One of the neatest aspects of a story is that it exists in the present. When you tell a friend about a story you very much enjoyed, one that pulled you in and kept you there, you say, “It is really good.” You use the present tense. The story is not over. It’s never over. As I write this, Sherlock Holmes and Watson are racing down the Thames, Margot Macomber is ending the short happy life of her husband, the good aldermen of Jefferson are staring at the single strand of iron gray hair on the bed in Miss Emily’s house, and Mme. Loisel is discovering she and her husband suffered years in poverty paying for a fake necklace.
The action is still happening—it occurred as you were reading it, it is happening as someone on the other side of the planet is reading it at this moment, it will take place for someone one hundred years from now. It’s like time travel, or the telepathy Stephen King writes about. He very purposefully described a rabbit in a cage with the numeral “8” on its back in Maine in 1997 and I visualize it today, August 21, 2010, in Indianapolis. And you saw it, too, just now, on whatever day it is for you, wherever you happen to be. How cool is that?

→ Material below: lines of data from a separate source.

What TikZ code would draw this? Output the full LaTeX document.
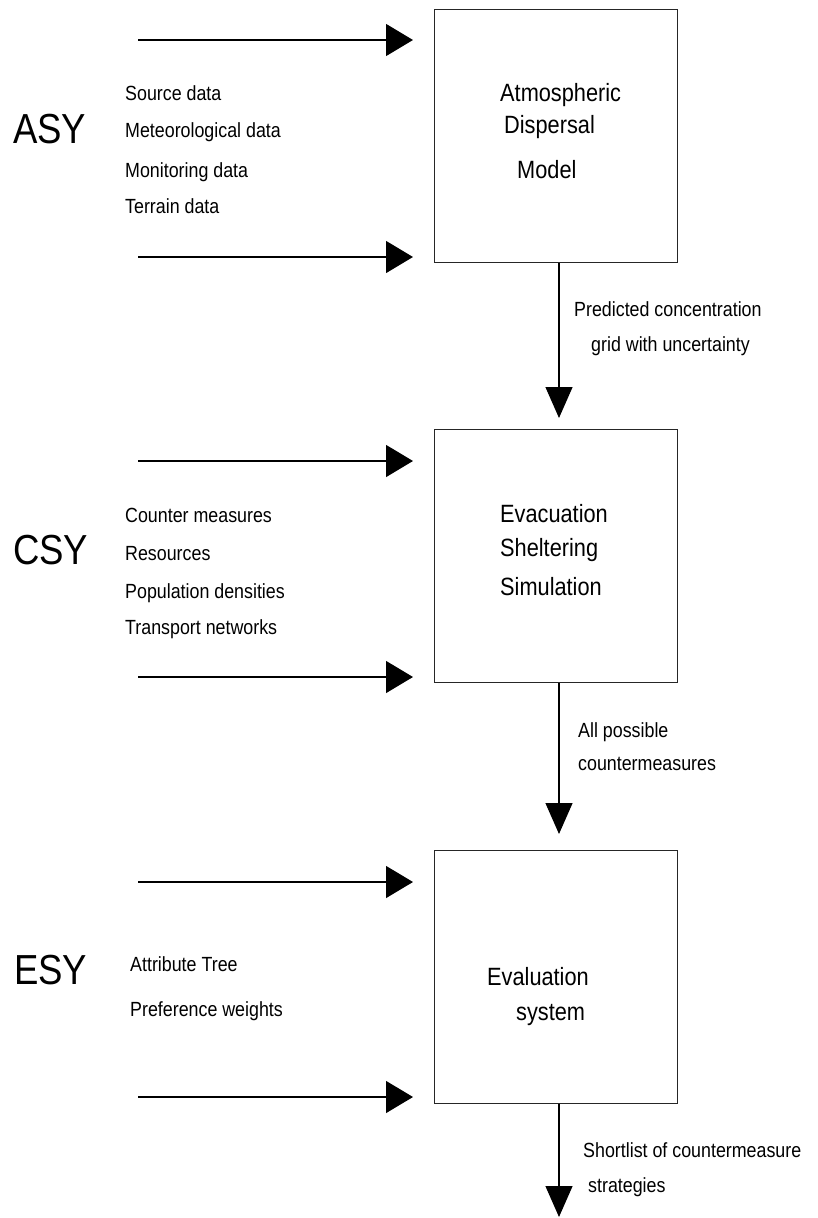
\documentclass[tikz,border=0pt]{standalone}
\usepackage{fontspec}
\setmainfont{Liberation Sans}[FakeStretch=0.87]
\usetikzlibrary{arrows.meta}

\begin{document}
\begin{tikzpicture}[x=1pt,y=-1pt,
  box/.style={draw=black!85, line width=1.3pt, minimum width=243pt,
    minimum height=253pt, anchor=north west, inner sep=0pt},
  lbl/.style={anchor=base west, inner sep=0pt, font=\fontsize{20.5}{24}\selectfont},
  boxtxt/.style={anchor=base west, inner sep=0pt, font=\fontsize{25}{28}\selectfont},
  sys/.style={anchor=base west, inner sep=0pt, font=\fontsize{42}{48}\selectfont},
  feed/.style={line width=1.2pt, -{Triangle[length=27pt,width=32pt]}},
  flow/.style={line width=1.2pt, -{Triangle[length=31pt,width=27pt]}}]

\useasboundingbox[fill=white] (0,0) rectangle (817,1218);

% ---- the three model boxes
\node[box] (adm) at (434,9) {};
\node[box] (ess) at (434,429) {};
\node[box] (evs) at (434,850) {};

% ---- box captions
\node[boxtxt] (adm1) at (500,101) {Atmospheric};
\node[boxtxt] (adm2) at (504,133) {Dispersal};
\node[boxtxt] (adm3) at (517,178) {Model};

\node[boxtxt] (ess1) at (500,522) {Evacuation};
\node[boxtxt] (ess2) at (500,556) {Sheltering};
\node[boxtxt] (ess3) at (500,595) {Simulation};

\node[boxtxt] (evs1) at (487,985) {Evaluation};
\node[boxtxt] (evs2) at (516,1020) {system};

% ---- subsystem names
\node[sys] (asy) at (13,143) {ASY};
\node[sys] (csy) at (13,564) {CSY};
\node[sys] (esy) at (14,984) {ESY};

% ---- input lists
\node[lbl] (in1) at (125,100) {Source data};
\node[lbl] (in2) at (125,137) {Meteorological data};
\node[lbl] (in3) at (125,177) {Monitoring data};
\node[lbl] (in4) at (125,213) {Terrain data};

\node[lbl] (in5) at (125,522) {Counter measures};
\node[lbl] (in6) at (125,560) {Resources};
\node[lbl] (in7) at (125,598) {Population densities};
\node[lbl] (in8) at (125,634) {Transport networks};

\node[lbl] (in9) at (130,971) {Attribute Tree};
\node[lbl] (in10) at (130,1016) {Preference weights};

% ---- feed arrows into each box
\foreach \n/\y in {a/40, b/257, c/461, d/677, e/882, f/1097}{
  \coordinate (s\n) at (138,\y);
  \coordinate (t\n) at (413,\y);
  \draw[feed] (s\n) -- (t\n);
}

% ---- flow between boxes
\coordinate (f1) at (559,418);
\coordinate (f2) at (559,834);
\coordinate (f3) at (559,1217);
\draw[flow] (adm.south -| f1) -- (f1);
\draw[flow] (ess.south -| f2) -- (f2);
\draw[flow] (evs.south -| f3) -- (f3);

\node[lbl] (o1a) at (574,316) {Predicted concentration};
\node[lbl] (o1b) at (591,351) {grid with uncertainty};
\node[lbl] (o2a) at (578,737) {All possible};
\node[lbl] (o2b) at (578,770) {countermeasures};
\node[lbl] (o3a) at (583,1157) {Shortlist of countermeasure};
\node[lbl] (o3b) at (588,1192) {strategies};

\end{tikzpicture}
\end{document}
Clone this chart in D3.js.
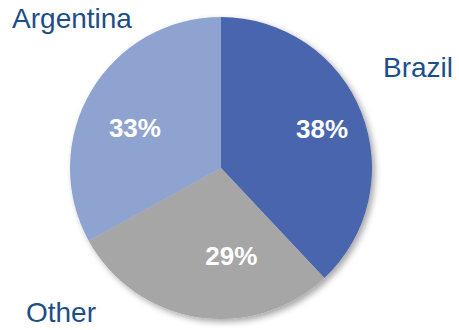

That brings us to the dual action of a story—there is what happens in the story to the characters and there is what happens inside us as we read it. I refer not to the internal emotions we feel—and that are often the author’s primary purpose in writing it—as the story moves along. I mean the action that takes place in our imaginations. Our neurons are firing like crazy as we create each scene in our minds. We are recreating what the author already built in his own head, yes, but we are creating every scene, too, with fresh energy and purpose every time we read a favorite story. And when we clue in a friend that “this is a good read,” she can pick up the story and enjoy the same experience we did—Holmes racing, Margot Macomber shooting, aldermen gaping, Mme. Loisel paying a huge price for her pride. It’s telepathy, it’s time travel. It is magic.